Exercise details >> Repeat all the material exactly; pictures stay out of your copy.
☆ ☆ ☆
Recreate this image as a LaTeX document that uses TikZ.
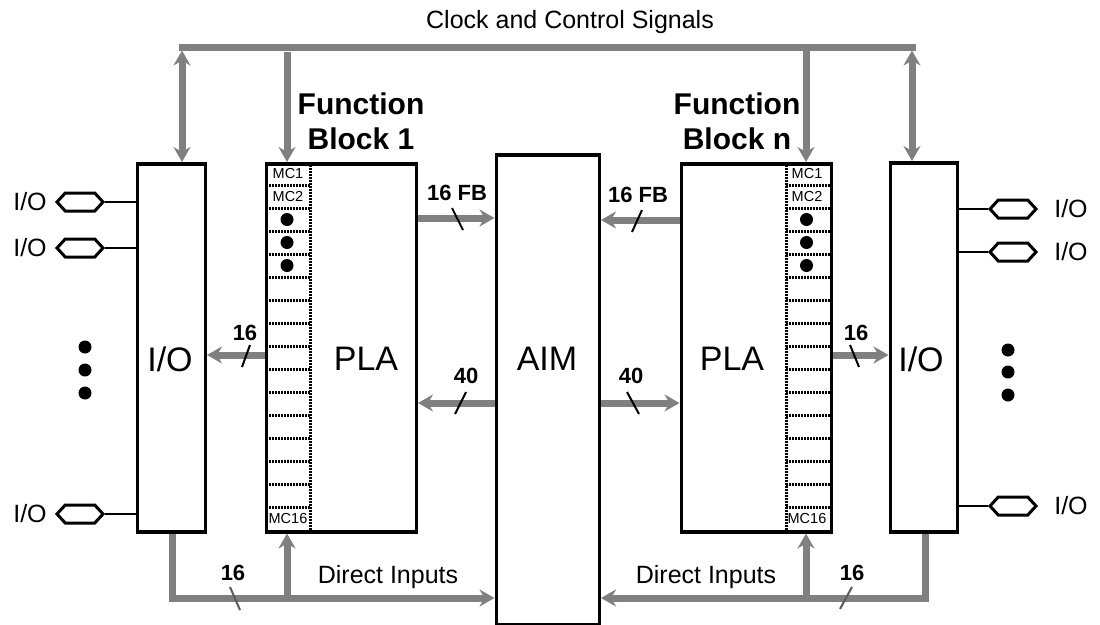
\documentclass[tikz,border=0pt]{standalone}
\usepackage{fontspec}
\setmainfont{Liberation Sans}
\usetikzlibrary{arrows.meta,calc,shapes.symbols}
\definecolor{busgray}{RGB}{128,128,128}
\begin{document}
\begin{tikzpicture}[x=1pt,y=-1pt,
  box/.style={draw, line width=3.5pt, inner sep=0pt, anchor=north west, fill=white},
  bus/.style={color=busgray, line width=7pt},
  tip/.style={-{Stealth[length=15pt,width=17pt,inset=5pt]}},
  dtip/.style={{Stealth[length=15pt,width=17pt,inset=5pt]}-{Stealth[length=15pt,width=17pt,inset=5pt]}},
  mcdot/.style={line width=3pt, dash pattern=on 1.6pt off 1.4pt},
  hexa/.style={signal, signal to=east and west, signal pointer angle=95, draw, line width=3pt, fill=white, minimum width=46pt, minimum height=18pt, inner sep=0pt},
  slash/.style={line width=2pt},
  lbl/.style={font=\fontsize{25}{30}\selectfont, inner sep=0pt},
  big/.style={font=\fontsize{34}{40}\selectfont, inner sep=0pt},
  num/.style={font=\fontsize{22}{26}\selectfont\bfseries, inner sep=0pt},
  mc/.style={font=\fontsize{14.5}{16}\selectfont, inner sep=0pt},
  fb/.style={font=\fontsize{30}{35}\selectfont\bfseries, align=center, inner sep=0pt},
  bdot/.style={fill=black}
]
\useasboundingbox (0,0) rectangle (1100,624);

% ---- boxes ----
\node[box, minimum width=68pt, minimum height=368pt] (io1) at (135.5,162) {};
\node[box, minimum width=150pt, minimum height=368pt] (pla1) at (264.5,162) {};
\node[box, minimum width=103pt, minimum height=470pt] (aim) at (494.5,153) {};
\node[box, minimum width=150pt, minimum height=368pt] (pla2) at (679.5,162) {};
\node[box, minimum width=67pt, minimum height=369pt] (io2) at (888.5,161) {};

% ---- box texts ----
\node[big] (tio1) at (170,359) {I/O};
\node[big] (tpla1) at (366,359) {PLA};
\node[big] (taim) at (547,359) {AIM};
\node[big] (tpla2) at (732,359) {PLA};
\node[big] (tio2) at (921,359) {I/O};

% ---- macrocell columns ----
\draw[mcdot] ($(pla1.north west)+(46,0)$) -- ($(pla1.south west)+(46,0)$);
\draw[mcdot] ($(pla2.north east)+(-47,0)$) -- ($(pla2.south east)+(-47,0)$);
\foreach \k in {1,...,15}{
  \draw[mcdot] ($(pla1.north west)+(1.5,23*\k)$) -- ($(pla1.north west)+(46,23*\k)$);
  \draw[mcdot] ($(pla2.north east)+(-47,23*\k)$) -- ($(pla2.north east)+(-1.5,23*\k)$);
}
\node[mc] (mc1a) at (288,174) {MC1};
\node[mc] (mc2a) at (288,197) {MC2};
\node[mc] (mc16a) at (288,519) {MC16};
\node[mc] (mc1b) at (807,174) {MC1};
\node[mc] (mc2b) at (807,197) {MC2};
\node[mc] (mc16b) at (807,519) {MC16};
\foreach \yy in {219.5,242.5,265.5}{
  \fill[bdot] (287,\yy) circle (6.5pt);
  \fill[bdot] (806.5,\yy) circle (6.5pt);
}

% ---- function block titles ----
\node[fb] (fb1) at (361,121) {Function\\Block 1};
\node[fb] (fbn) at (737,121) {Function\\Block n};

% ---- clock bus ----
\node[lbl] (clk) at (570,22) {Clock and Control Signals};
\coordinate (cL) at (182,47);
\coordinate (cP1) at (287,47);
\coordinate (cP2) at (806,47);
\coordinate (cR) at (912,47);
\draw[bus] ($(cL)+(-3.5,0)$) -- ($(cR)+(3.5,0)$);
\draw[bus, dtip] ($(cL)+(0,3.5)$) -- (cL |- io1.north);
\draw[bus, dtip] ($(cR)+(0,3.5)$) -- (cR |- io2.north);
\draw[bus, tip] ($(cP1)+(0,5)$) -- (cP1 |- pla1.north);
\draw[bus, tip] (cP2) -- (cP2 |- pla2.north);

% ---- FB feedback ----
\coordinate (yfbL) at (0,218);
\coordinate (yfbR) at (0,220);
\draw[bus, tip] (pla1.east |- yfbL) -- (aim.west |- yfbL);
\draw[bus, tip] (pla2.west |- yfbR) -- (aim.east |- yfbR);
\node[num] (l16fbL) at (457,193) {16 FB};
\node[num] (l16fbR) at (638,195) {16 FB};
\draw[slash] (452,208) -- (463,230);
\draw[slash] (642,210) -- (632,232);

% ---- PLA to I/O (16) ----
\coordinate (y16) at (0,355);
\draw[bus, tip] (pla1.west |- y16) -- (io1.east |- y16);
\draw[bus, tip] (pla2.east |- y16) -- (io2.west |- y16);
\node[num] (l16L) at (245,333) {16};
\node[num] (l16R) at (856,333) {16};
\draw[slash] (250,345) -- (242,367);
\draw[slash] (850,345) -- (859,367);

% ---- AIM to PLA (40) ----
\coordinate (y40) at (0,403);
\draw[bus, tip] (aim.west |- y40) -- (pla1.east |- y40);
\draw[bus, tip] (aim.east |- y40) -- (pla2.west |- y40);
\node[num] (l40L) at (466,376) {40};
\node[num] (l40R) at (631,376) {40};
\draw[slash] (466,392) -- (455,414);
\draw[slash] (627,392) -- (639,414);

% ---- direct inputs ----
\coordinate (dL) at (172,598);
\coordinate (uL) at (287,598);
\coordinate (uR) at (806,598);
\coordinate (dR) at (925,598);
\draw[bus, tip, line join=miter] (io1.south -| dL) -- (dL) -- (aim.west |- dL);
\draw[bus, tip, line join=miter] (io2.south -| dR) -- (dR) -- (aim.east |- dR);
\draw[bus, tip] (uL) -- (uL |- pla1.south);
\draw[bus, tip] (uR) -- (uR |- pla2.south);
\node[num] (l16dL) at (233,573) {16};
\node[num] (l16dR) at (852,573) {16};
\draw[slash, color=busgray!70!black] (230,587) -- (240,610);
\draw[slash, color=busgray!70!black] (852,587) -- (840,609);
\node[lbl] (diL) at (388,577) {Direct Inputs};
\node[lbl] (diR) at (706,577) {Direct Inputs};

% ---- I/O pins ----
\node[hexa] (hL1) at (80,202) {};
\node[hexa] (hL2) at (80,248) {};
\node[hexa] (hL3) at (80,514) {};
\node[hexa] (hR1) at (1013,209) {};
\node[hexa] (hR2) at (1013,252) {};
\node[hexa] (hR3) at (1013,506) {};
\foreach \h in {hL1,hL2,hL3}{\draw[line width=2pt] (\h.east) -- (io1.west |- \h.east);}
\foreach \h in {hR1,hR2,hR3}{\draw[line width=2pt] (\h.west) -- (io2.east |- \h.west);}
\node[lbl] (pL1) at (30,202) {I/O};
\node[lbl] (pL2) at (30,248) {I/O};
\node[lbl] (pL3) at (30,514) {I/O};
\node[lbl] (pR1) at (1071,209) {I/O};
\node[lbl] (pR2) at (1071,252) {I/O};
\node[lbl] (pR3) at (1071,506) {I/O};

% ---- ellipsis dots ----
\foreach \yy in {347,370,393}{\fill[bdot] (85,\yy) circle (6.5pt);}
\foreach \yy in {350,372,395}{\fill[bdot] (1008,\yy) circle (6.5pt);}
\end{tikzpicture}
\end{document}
☆ ☆ ☆
Solved exercise >>
Recreate this image as a LaTeX document that uses TikZ.
\documentclass[tikz,border=0pt]{standalone}
\usepackage{fontspec}
\setmainfont{Liberation Sans}
\usetikzlibrary{arrows.meta,calc,shapes.symbols}
\definecolor{busgray}{RGB}{128,128,128}
\begin{document}
\begin{tikzpicture}[x=1pt,y=-1pt,
  box/.style={draw, line width=3.5pt, inner sep=0pt, anchor=north west, fill=white},
  bus/.style={color=busgray, line width=7pt},
  tip/.style={-{Stealth[length=15pt,width=17pt,inset=5pt]}},
  dtip/.style={{Stealth[length=15pt,width=17pt,inset=5pt]}-{Stealth[length=15pt,width=17pt,inset=5pt]}},
  mcdot/.style={line width=3pt, dash pattern=on 1.6pt off 1.4pt},
  hexa/.style={signal, signal to=east and west, signal pointer angle=95, draw, line width=3pt, fill=white, minimum width=46pt, minimum height=18pt, inner sep=0pt},
  slash/.style={line width=2pt},
  lbl/.style={font=\fontsize{25}{30}\selectfont, inner sep=0pt},
  big/.style={font=\fontsize{34}{40}\selectfont, inner sep=0pt},
  num/.style={font=\fontsize{22}{26}\selectfont\bfseries, inner sep=0pt},
  mc/.style={font=\fontsize{14.5}{16}\selectfont, inner sep=0pt},
  fb/.style={font=\fontsize{30}{35}\selectfont\bfseries, align=center, inner sep=0pt},
  bdot/.style={fill=black}
]
\useasboundingbox (0,0) rectangle (1100,624);

% ---- boxes ----
\node[box, minimum width=68pt, minimum height=368pt] (io1) at (135.5,162) {};
\node[box, minimum width=150pt, minimum height=368pt] (pla1) at (264.5,162) {};
\node[box, minimum width=103pt, minimum height=470pt] (aim) at (494.5,153) {};
\node[box, minimum width=150pt, minimum height=368pt] (pla2) at (679.5,162) {};
\node[box, minimum width=67pt, minimum height=369pt] (io2) at (888.5,161) {};

% ---- box texts ----
\node[big] (tio1) at (170,359) {I/O};
\node[big] (tpla1) at (366,359) {PLA};
\node[big] (taim) at (547,359) {AIM};
\node[big] (tpla2) at (732,359) {PLA};
\node[big] (tio2) at (921,359) {I/O};

% ---- macrocell columns ----
\draw[mcdot] ($(pla1.north west)+(46,0)$) -- ($(pla1.south west)+(46,0)$);
\draw[mcdot] ($(pla2.north east)+(-47,0)$) -- ($(pla2.south east)+(-47,0)$);
\foreach \k in {1,...,15}{
  \draw[mcdot] ($(pla1.north west)+(1.5,23*\k)$) -- ($(pla1.north west)+(46,23*\k)$);
  \draw[mcdot] ($(pla2.north east)+(-47,23*\k)$) -- ($(pla2.north east)+(-1.5,23*\k)$);
}
\node[mc] (mc1a) at (288,174) {MC1};
\node[mc] (mc2a) at (288,197) {MC2};
\node[mc] (mc16a) at (288,519) {MC16};
\node[mc] (mc1b) at (807,174) {MC1};
\node[mc] (mc2b) at (807,197) {MC2};
\node[mc] (mc16b) at (807,519) {MC16};
\foreach \yy in {219.5,242.5,265.5}{
  \fill[bdot] (287,\yy) circle (6.5pt);
  \fill[bdot] (806.5,\yy) circle (6.5pt);
}

% ---- function block titles ----
\node[fb] (fb1) at (361,121) {Function\\Block 1};
\node[fb] (fbn) at (737,121) {Function\\Block n};

% ---- clock bus ----
\node[lbl] (clk) at (570,22) {Clock and Control Signals};
\coordinate (cL) at (182,47);
\coordinate (cP1) at (287,47);
\coordinate (cP2) at (806,47);
\coordinate (cR) at (912,47);
\draw[bus] ($(cL)+(-3.5,0)$) -- ($(cR)+(3.5,0)$);
\draw[bus, dtip] ($(cL)+(0,3.5)$) -- (cL |- io1.north);
\draw[bus, dtip] ($(cR)+(0,3.5)$) -- (cR |- io2.north);
\draw[bus, tip] ($(cP1)+(0,5)$) -- (cP1 |- pla1.north);
\draw[bus, tip] (cP2) -- (cP2 |- pla2.north);

% ---- FB feedback ----
\coordinate (yfbL) at (0,218);
\coordinate (yfbR) at (0,220);
\draw[bus, tip] (pla1.east |- yfbL) -- (aim.west |- yfbL);
\draw[bus, tip] (pla2.west |- yfbR) -- (aim.east |- yfbR);
\node[num] (l16fbL) at (457,193) {16 FB};
\node[num] (l16fbR) at (638,195) {16 FB};
\draw[slash] (452,208) -- (463,230);
\draw[slash] (642,210) -- (632,232);

% ---- PLA to I/O (16) ----
\coordinate (y16) at (0,355);
\draw[bus, tip] (pla1.west |- y16) -- (io1.east |- y16);
\draw[bus, tip] (pla2.east |- y16) -- (io2.west |- y16);
\node[num] (l16L) at (245,333) {16};
\node[num] (l16R) at (856,333) {16};
\draw[slash] (250,345) -- (242,367);
\draw[slash] (850,345) -- (859,367);

% ---- AIM to PLA (40) ----
\coordinate (y40) at (0,403);
\draw[bus, tip] (aim.west |- y40) -- (pla1.east |- y40);
\draw[bus, tip] (aim.east |- y40) -- (pla2.west |- y40);
\node[num] (l40L) at (466,376) {40};
\node[num] (l40R) at (631,376) {40};
\draw[slash] (466,392) -- (455,414);
\draw[slash] (627,392) -- (639,414);

% ---- direct inputs ----
\coordinate (dL) at (172,598);
\coordinate (uL) at (287,598);
\coordinate (uR) at (806,598);
\coordinate (dR) at (925,598);
\draw[bus, tip, line join=miter] (io1.south -| dL) -- (dL) -- (aim.west |- dL);
\draw[bus, tip, line join=miter] (io2.south -| dR) -- (dR) -- (aim.east |- dR);
\draw[bus, tip] (uL) -- (uL |- pla1.south);
\draw[bus, tip] (uR) -- (uR |- pla2.south);
\node[num] (l16dL) at (233,573) {16};
\node[num] (l16dR) at (852,573) {16};
\draw[slash, color=busgray!70!black] (230,587) -- (240,610);
\draw[slash, color=busgray!70!black] (852,587) -- (840,609);
\node[lbl] (diL) at (388,577) {Direct Inputs};
\node[lbl] (diR) at (706,577) {Direct Inputs};

% ---- I/O pins ----
\node[hexa] (hL1) at (80,202) {};
\node[hexa] (hL2) at (80,248) {};
\node[hexa] (hL3) at (80,514) {};
\node[hexa] (hR1) at (1013,209) {};
\node[hexa] (hR2) at (1013,252) {};
\node[hexa] (hR3) at (1013,506) {};
\foreach \h in {hL1,hL2,hL3}{\draw[line width=2pt] (\h.east) -- (io1.west |- \h.east);}
\foreach \h in {hR1,hR2,hR3}{\draw[line width=2pt] (\h.west) -- (io2.east |- \h.west);}
\node[lbl] (pL1) at (30,202) {I/O};
\node[lbl] (pL2) at (30,248) {I/O};
\node[lbl] (pL3) at (30,514) {I/O};
\node[lbl] (pR1) at (1071,209) {I/O};
\node[lbl] (pR2) at (1071,252) {I/O};
\node[lbl] (pR3) at (1071,506) {I/O};

% ---- ellipsis dots ----
\foreach \yy in {347,370,393}{\fill[bdot] (85,\yy) circle (6.5pt);}
\foreach \yy in {350,372,395}{\fill[bdot] (1008,\yy) circle (6.5pt);}
\end{tikzpicture}
\end{document}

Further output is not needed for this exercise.